I had never heard that quote from Ray Liotta; that's a good one. It reminds of when "Will & Grace" started up and the asked Eric McCormack about being a heterosexual and playing a gay character. He pointed out tha, to the best of his knowledge, Anthony Edwards wasn't an actual doctor, either.
5:09 PM Feb 25th
 
taosjohn
Much as I love "Bull Durham," the movie playing in my nightmares stars Kevin Costner, Demi Moore, and Andie Mac Dowell, directed by Oliver Stone. "FOD" is just one of many that make up that feeling. In its case I just can't manage to suspend disbelief-- I'm simply too aware that my tears are being jerked, as though ring-girls are parading across the screen holding up placards that say "Cry" and "Cry More" on them. I am with you on everything you say, and I have no problem with the inconsistency of fantasy, and I think Lancaster is the best thing about it (with the exception of Amy Madigan-- her presence is kind of swatting a fly with a cannon.)

I just don't like the movie on its own terms, is all.
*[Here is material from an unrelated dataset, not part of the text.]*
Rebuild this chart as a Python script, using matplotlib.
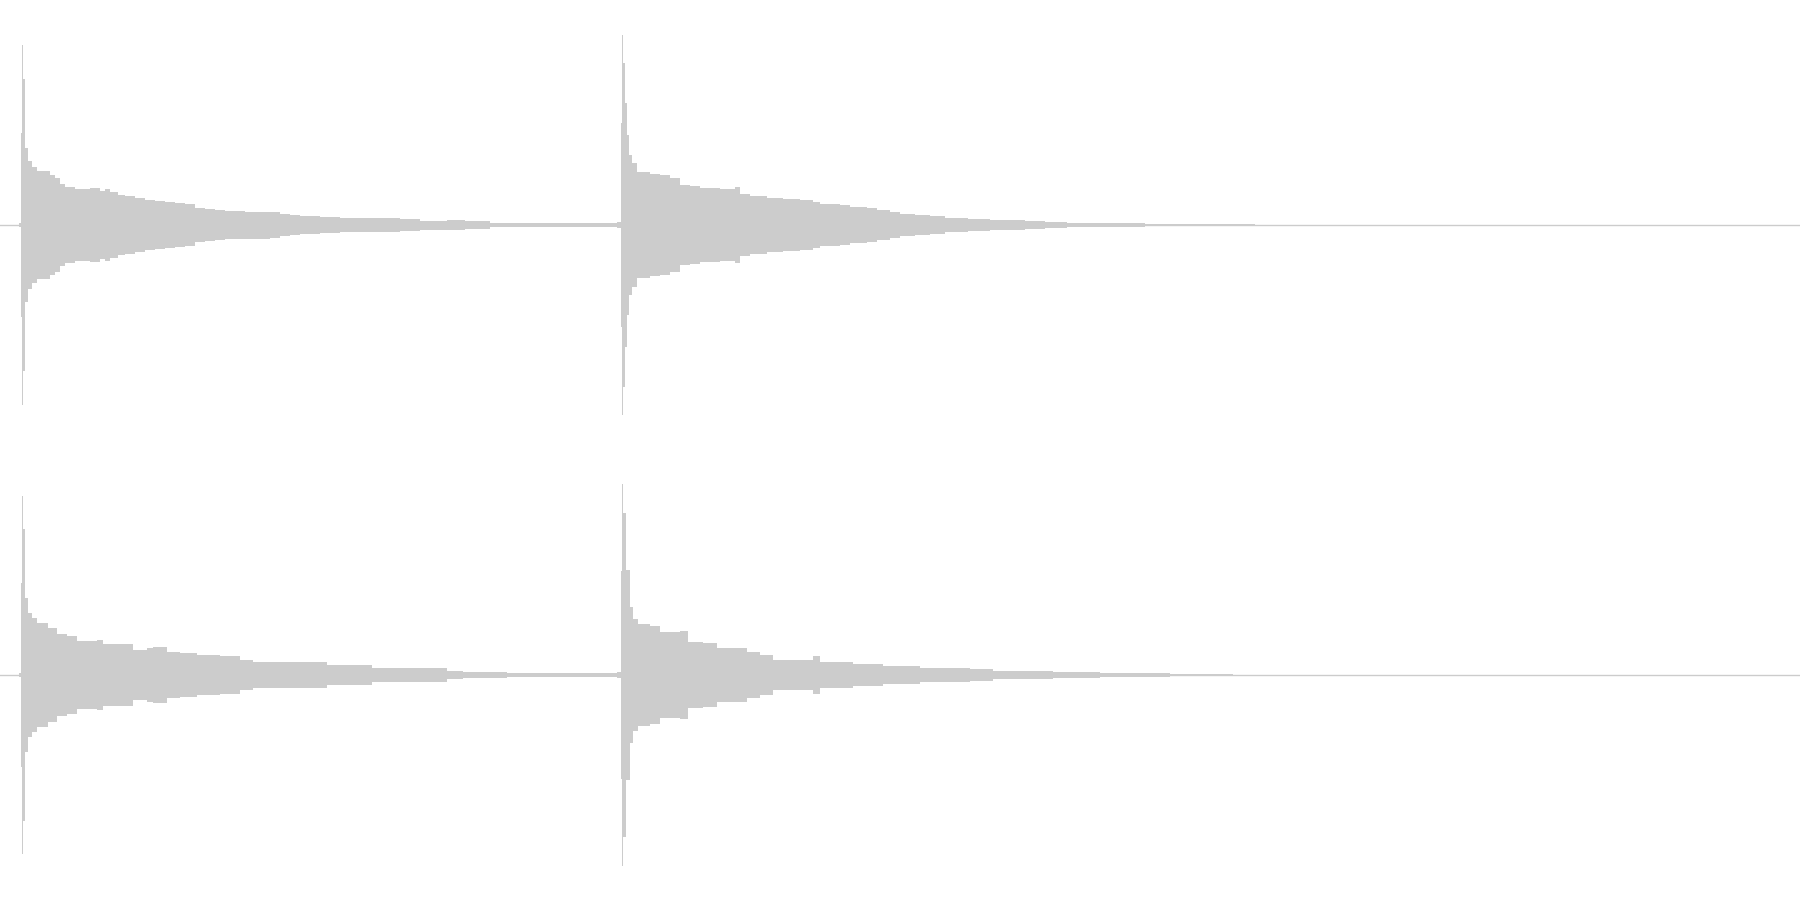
import matplotlib
matplotlib.use("Agg")
import matplotlib.pyplot as plt
import numpy as np

# Time in ms (segment start), amplitude envelope in percent of full scale
ch1_time = [0, 19, 21, 22, 23, 25, 28, 32, 37, 50, 55, 60, 65, 75, 90, 100, 105, 110, 118,
            125, 135, 145, 155, 165, 175, 185, 195, 205, 215, 225, 245, 270, 280, 290, 300,
            320, 340, 360, 385, 400, 420, 447, 465, 490, 567, 617, 621, 622, 623, 625, 627,
            629, 632, 637, 650, 660, 670, 680, 690, 700, 720, 735, 740, 750, 767, 783, 800,
            813, 820, 840, 850, 867, 877, 890, 900, 915, 930, 945, 968, 990, 1012, 1025, 1045,
            1067, 1100, 1133, 1145, 1235, 1255, 1800]
ch1_amp = [0, 0.7, 40.9, 80.0, 64.9, 34.2, 28.4, 25.8, 24.0, 22.2, 20.9, 18.2, 16.9, 16.0,
           16.4, 15.1, 16.0, 14.7, 13.3, 12.9, 12.0, 11.1, 10.7, 10.2, 9.8, 9.3, 7.6, 7.1,
           6.7, 6.2, 6.0, 5.8, 4.9, 4.4, 4.0, 3.6, 3.3, 2.9, 2.9, 2.7, 2.0, 2.2, 1.6, 1.1, 0.7,
           1.3, 45.3, 84.4, 72.0, 54.2, 40.0, 31.1, 27.6, 23.6, 22.7, 22.2, 20.9, 17.8, 17.3,
           16.4, 16.0, 16.9, 13.8, 12.9, 12.0, 11.6, 11.1, 10.2, 9.3, 8.9, 8.0, 7.6, 6.7, 5.8,
           4.9, 4.4, 4.0, 3.3, 2.8, 2.4, 2.2, 1.9, 1.3, 1.0, 0.9, 0.75, 0.45, 0.27, 0, 0]

ch2_time = [0, 19, 21, 22, 23, 25, 28, 32, 37, 48, 57, 67, 77, 97, 103, 133, 147, 153, 167,
            180, 197, 220, 240, 253, 287, 327, 372, 447, 463, 507, 617, 621, 622, 623, 626,
            630, 633, 638, 650, 660, 680, 688, 703, 717, 747, 760, 773, 813, 820, 853, 883,
            910, 920, 970, 993, 1020, 1053, 1100, 1170, 1233, 1255, 1800]
ch2_amp = [0, 0.7, 40.9, 79.6, 64.9, 34.2, 27.6, 25.3, 23.1, 20.9, 18.2, 17.3, 15.1, 15.6,
           13.8, 11.1, 12.0, 12.4, 10.2, 9.8, 8.9, 8.4, 6.7, 5.8, 5.6, 4.4, 3.0, 1.9, 1.5, 1.0,
           1.3, 46.2, 84.9, 72.0, 46.7, 30.2, 24.9, 22.7, 21.8, 19.1, 19.6, 14.7, 14.2, 12.0,
           10.2, 8.9, 6.7, 8.4, 5.8, 4.9, 4.2, 4.0, 3.1, 2.5, 1.9, 1.6, 1.2, 0.75, 0.45, 0.2,
           0, 0]

wave_color = "#cccccc"

fig = plt.figure(figsize=(18, 9), dpi=100)
fig.patch.set_facecolor("white")

channels = [(ch1_time, ch1_amp), (ch2_time, ch2_amp)]
for i, (t, a) in enumerate(channels):
    ax = fig.add_axes([0, 0.5 - 0.5 * i, 1, 0.5])
    t = np.asarray(t, dtype=float)
    a = np.asarray(a, dtype=float)
    ax.fill_between(t, -a, a, step="post", color=wave_color, linewidth=0,
                    antialiased=False)
    ax.axhline(0, color=wave_color, linewidth=1.0)
    ax.set_xlim(0, 1800)
    ax.set_ylim(-100, 100)
    ax.axis("off")

fig.savefig("out.png", dpi=100, facecolor="white")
Ditto "The Natural."

Now "Bang the Drum Slowly" is of tv quality, and yet it works for me-- again on its own terms.
5:03 PM Feb 25th
 
clarkshu
I read the book before I saw the movie, so I have my own problems with the movie. I think the speech is a problem but it was caused by a poorly thought out casting decision. The book has JD Salinger as the reclusive author who gives a longer version of the speech. I think the producers changed JD Salinger to a fictional character because they didn't want any lawsuits. I think they then thought about the speech and imagined it in James Earl Jones' voice. I think then they had to create a realistic back story for the James Earl Jones character, and they ended up with a character that probably wouldn't have an uncomplicated love of baseball. Then they didn't either see this problem or they ignored it.
4:35 PM Feb 25th
 
SteveN
On a nonbaseball baseball movie theme, I don't think that A League of Their Own is exactly a baseball movie. It is more about lost youth. Sigh.

I agree with most of what you have said but I thought that JRJ's speech was a tad stodgy.